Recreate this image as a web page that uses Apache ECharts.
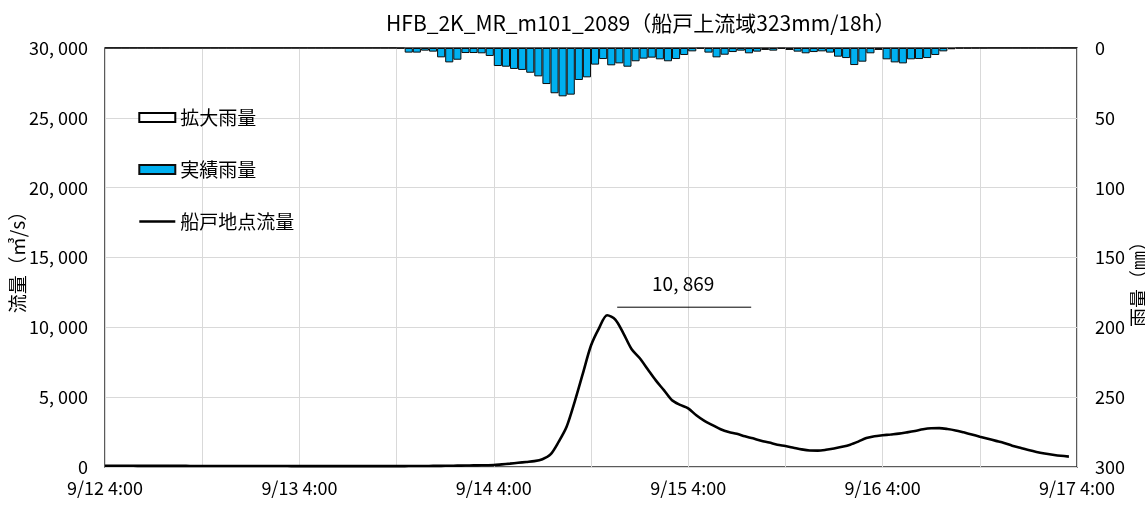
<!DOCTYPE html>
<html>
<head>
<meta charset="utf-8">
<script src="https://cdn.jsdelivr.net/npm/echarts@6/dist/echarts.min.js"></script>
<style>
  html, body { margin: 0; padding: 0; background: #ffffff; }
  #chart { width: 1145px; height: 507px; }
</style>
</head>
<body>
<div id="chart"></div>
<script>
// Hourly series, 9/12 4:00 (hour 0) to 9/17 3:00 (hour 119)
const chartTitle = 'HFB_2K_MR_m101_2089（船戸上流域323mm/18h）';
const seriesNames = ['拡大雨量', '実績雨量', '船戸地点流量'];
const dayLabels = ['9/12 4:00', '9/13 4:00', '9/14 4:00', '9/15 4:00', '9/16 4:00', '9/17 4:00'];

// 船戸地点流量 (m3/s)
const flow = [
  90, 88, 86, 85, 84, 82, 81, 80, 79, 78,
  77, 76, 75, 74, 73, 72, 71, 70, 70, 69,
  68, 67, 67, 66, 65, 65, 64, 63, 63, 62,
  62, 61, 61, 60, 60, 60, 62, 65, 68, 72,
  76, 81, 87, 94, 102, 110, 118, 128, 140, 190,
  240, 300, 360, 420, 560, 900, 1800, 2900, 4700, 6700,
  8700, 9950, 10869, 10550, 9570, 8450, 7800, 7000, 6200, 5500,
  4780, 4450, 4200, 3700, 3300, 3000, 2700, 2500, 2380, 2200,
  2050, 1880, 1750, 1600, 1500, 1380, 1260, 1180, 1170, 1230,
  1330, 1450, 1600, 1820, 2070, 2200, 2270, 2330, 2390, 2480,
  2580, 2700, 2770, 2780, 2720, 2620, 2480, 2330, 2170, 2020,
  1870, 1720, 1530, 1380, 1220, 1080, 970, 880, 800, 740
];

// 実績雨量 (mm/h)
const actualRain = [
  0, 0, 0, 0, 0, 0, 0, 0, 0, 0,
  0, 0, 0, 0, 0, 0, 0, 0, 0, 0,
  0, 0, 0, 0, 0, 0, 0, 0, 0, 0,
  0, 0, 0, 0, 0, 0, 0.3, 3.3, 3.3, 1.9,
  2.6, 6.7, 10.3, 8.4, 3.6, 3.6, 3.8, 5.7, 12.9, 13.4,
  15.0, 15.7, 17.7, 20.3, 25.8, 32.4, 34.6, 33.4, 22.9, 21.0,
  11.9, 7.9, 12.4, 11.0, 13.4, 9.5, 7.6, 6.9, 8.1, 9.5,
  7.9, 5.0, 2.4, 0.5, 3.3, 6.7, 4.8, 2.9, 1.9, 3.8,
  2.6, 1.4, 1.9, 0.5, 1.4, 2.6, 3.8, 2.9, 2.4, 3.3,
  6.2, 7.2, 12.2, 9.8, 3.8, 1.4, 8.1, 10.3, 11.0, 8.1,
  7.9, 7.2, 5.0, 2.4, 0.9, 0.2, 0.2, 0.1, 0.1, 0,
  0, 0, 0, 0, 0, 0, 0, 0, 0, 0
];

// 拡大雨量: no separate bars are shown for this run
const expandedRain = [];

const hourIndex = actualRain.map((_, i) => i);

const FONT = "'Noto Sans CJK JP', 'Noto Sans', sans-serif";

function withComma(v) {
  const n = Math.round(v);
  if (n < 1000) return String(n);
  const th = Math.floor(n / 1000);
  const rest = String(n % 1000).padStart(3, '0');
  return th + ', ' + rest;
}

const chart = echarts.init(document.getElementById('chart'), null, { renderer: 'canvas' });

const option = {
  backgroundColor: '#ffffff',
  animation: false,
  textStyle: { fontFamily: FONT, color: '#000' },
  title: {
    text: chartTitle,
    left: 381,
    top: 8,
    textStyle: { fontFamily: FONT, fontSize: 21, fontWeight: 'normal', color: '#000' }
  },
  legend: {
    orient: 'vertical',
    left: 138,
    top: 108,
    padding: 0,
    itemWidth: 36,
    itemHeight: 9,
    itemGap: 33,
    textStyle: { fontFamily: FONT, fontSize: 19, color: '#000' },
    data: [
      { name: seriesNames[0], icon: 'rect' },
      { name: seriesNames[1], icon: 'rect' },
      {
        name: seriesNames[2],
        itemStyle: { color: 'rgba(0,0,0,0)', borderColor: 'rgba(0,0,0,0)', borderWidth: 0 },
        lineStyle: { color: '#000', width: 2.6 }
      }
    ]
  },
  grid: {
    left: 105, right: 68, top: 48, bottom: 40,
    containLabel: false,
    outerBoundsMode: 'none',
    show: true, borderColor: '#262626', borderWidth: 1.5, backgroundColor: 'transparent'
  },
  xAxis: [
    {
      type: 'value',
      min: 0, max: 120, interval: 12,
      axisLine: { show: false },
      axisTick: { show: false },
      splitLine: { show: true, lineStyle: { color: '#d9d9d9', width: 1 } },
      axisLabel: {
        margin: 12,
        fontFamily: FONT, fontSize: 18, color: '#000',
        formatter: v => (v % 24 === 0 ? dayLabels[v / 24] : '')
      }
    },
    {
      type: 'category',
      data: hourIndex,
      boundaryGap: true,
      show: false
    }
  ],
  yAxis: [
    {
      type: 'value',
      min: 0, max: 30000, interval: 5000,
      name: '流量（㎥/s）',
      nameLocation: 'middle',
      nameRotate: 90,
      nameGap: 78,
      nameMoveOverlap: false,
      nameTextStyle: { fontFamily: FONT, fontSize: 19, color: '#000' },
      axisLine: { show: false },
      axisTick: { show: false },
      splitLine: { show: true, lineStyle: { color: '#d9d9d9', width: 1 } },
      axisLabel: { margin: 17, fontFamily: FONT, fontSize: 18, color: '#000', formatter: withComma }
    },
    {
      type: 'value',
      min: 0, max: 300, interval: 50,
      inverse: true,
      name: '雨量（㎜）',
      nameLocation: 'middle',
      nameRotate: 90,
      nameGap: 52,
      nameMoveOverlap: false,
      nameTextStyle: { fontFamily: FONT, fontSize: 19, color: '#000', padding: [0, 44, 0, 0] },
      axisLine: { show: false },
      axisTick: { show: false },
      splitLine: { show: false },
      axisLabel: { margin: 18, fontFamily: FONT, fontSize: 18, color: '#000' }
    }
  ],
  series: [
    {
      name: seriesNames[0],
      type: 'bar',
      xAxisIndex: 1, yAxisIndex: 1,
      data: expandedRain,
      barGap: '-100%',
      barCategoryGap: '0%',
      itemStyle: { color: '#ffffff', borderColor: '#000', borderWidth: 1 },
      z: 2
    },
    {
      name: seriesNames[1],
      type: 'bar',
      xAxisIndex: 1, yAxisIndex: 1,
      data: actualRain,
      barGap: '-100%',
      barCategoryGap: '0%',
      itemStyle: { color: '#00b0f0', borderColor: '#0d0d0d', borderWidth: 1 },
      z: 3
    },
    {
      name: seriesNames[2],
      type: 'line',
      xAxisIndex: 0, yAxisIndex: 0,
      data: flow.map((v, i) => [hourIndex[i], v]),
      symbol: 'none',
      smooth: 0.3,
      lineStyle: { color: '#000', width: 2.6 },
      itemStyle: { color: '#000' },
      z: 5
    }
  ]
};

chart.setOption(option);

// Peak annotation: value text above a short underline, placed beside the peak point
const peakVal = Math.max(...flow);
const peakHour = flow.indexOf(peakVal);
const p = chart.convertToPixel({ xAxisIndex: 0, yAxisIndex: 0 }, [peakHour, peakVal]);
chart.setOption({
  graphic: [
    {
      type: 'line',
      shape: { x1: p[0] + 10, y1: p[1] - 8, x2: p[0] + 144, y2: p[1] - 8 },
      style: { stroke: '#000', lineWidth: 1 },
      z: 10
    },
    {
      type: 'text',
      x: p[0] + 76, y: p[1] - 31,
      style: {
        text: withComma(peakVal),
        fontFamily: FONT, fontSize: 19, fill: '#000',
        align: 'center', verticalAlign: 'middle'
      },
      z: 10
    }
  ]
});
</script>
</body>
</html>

■ WHAT YOU HAVE TO DO ■
Copy each line of the listing that holds the word "this".

■ TASK RESULT ■
Recreate this image as a web page that uses Apache ECharts.
// 拡大雨量: no separate bars are shown for this run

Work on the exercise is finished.